Ces frais de succession ne sont pas encadrés par la loi et la liberté tarifaire s’applique donc. De fait, il existe de grandes disparités entre les banques. Ces frais peuvent varier du simple au quadruple selon les banques avec une moyenne de 233 euros en moyenne et les plafonds sont aussi différents (1 000€ au CIC, 620€ au Crédit Agricole de la Touraine et du Poitou, 850€ à la Société Générale, etc.).
Ces frais ont également connu une hausse moyenne de 28 % constatée depuis 2012, trois fois supérieure à l’inflation. En 2020, le site MoneyVox, spécialisé dans les questions économiques et financières pointait, dans une étude (effectuée entre 2012 et 2020) des hausses vertigineuses : +50 % chez ING, +90 % dans de nombreuses caisses du Crédit mutuel, +119 % chez Monabanq, +123 % chez LCL, +198 % chez Allianz Banque par exemple.
Les niveaux de ces frais sont deux à trois fois supérieurs à ceux constatés chez nos voisins européens comme en Belgique, en Italie ou en Espagne et ils sont tout simplement interdits en Allemagne.
Notre association l’UFC-Que Choisir mais aussi d’autres associations d’usagers demande un encadrement de ces frais car les chiffres montrent combien les frais de succession sont déconnectés des coûts réellement supportés par les banques (article L. 133-26 du Code monétaire et financier ).
Actuellement, les banques, loin de s’autoréguler, profitent du vide législatif pour engranger avec cette « taxe de la mort » des bénéfices (150 millions d’euros) aussi économiquement injustifiés qu’immoraux.
En attente d’une loi
Le 16 janvier 2024, une proposition de loi visant « à encadrer les frais bancaires sur successions appliqués par les établissements de crédits teneurs des comptes du défunt, au titre de certaines opérations administratives et des transferts des avoirs aux héritiers » a été déposée. Elle a été adoptée en première lecture, avec modifications, et à l’unanimité, par l’Assemblée nationale le 29 février 2024 et en première lecture, avec modifications et à l’unanimité par le Sénat le 15 mai 2024.

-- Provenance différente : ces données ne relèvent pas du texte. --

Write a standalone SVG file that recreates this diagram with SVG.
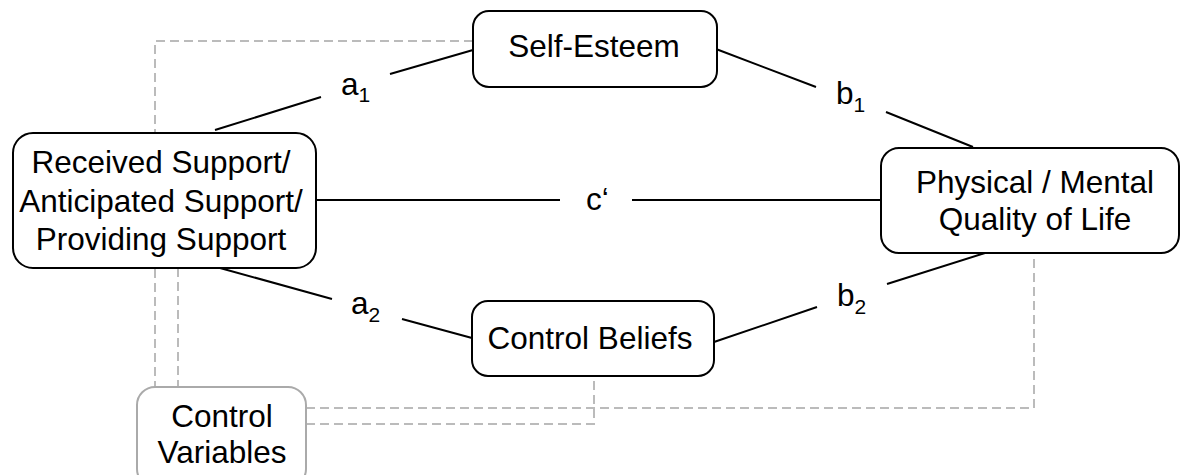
<svg xmlns="http://www.w3.org/2000/svg" width="1181" height="475" viewBox="0 0 1181 475">
<style>
.box{fill:#fff;stroke:#000;stroke-width:2}
.cbox{fill:#fff;stroke:#aaa;stroke-width:2}
.t{font-family:"Liberation Sans",Arial,sans-serif;font-size:31.5px;fill:#000;text-anchor:middle}
.lbl{font-family:"Liberation Sans",Arial,sans-serif;font-size:31.5px;fill:#000}
.sub{font-size:21px}
.ln{stroke:#000;stroke-width:2;fill:none}
.dash{stroke:#bbb;stroke-width:2;fill:none;stroke-dasharray:9 5}
</style>
<rect width="1181" height="475" fill="#fff"/>
<g id="controls-connectors">
<path class="dash" d="M473,41 H155 V387"/>
<path class="dash" d="M178,268 V387"/>
<path class="dash" d="M306,408 H1034 V253"/>
<path class="dash" d="M306,424 H594 V377"/>
</g>
<g id="connectors">
<path class="ln" d="M215,130 L321,97 M390,74 L473,50"/>
<path class="ln" d="M716,49 L816,87 M886,112 L973,147"/>
<path class="ln" d="M220,268 L332,299 M402,319 L472,338"/>
<path class="ln" d="M714,342 L817,307 M887,284 L985,253"/>
<path class="ln" d="M316,200 H560 M632,200 H881"/>
<text class="lbl" x="341" y="95">a<tspan class="sub" dy="7">1</tspan></text>
<text class="lbl" x="836" y="104">b<tspan class="sub" dy="8">1</tspan></text>
<text class="lbl" x="351" y="314">a<tspan class="sub" dy="8">2</tspan></text>
<text class="lbl" x="837" y="306">b<tspan class="sub" dy="8">2</tspan></text>
<text class="lbl" x="586" y="210">c‘</text>
</g>
<g id="received-support">
<rect class="box" x="13" y="133" width="303" height="135" rx="20"/>
<text class="t" x="161" y="173">Received Support/</text>
<text class="t" x="161" y="212">Anticipated Support/</text>
<text class="t" x="161" y="250">Providing Support</text>
</g>
<g id="self-esteem">
<rect class="box" x="473" y="11" width="244" height="76" rx="16"/>
<text class="t" x="594" y="57">Self-Esteem</text>
</g>
<g id="control-beliefs">
<rect class="box" x="472" y="301" width="242" height="75" rx="16"/>
<text class="t" x="590" y="349">Control Beliefs</text>
</g>
<g id="quality-of-life">
<rect class="box" x="881" y="148" width="298" height="105" rx="18"/>
<text class="t" x="1035" y="193">Physical / Mental</text>
<text class="t" x="1035" y="230">Quality of Life</text>
</g>
<g id="control-variables">
<rect class="cbox" x="137" y="387" width="169" height="100" rx="18"/>
<text class="t" x="222" y="427">Control</text>
<text class="t" x="222" y="463">Variables</text>
</g>
</svg>
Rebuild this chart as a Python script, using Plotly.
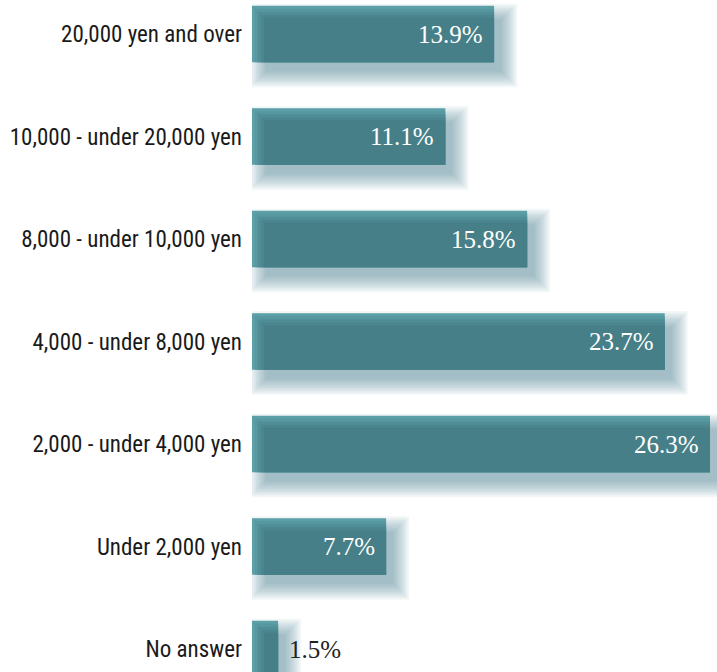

Cette proposition de loi était un premier pas puisqu’elle prévoyait notamment le plafonnement de ces frais, et même leur interdiction pure et simple pour les héritages de moins de 5 000 euros et pour les comptes détenus par des mineurs.

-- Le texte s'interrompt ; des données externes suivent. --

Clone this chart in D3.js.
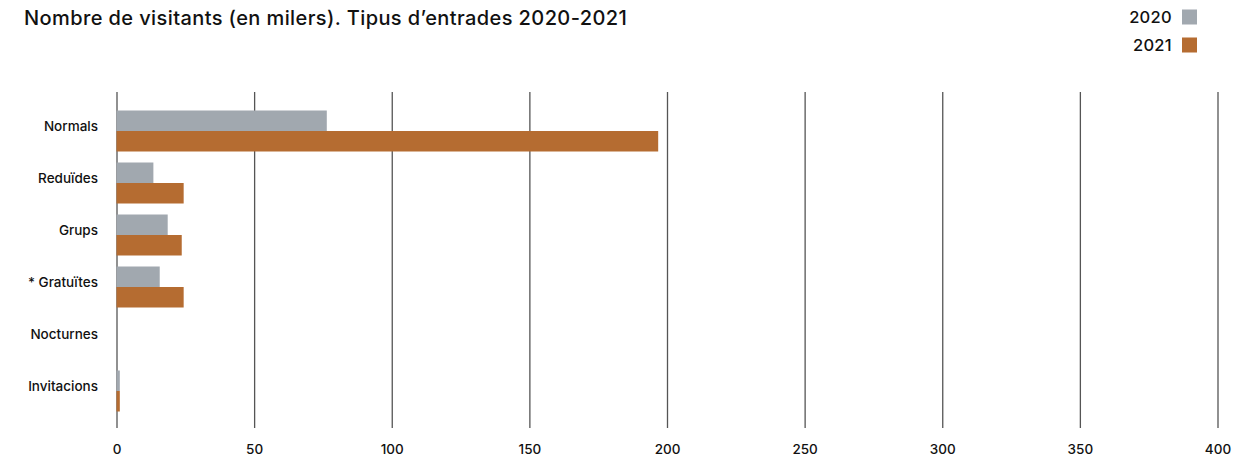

Mais après la dissolution et l’élection de la nouvelle Assemblée nationale, cette proposition de loi est un peu en attente. Renseignement pris auprès de plusieurs députés (Mme Christine Pirès Beaune, porteuse du projet, M. Fournier, M. Alfandari), elle devrait être bientôt débattue à l’Assemblée mais dans un calendrier qui n’est pas encore déterminé et a priori pas avant l’an prochain.
Et le consommateur ?
Alors, il faut être clair, il n’y a pas grand-chose à faire pour l’instant : bien vérifier que ces frais sont inscrits sur la grille tarifaire de la banque du défunt, contacter le conseiller bancaire pour connaitre de quoi il s’agit et vérifier le montant calculé.
Une fois que vous savez exactement à quoi correspondent ces frais, vous pouvez tenter de les négocier auprès de la banque. Certaines banques acceptent la négociation surtout si vous êtes dans la même banque ou dans la même agence.
Mais il est sûr qu’une loi encadrant ces frais afin qu’ils correspondent vraiment au coût et au travail effectué par la banque est attendue.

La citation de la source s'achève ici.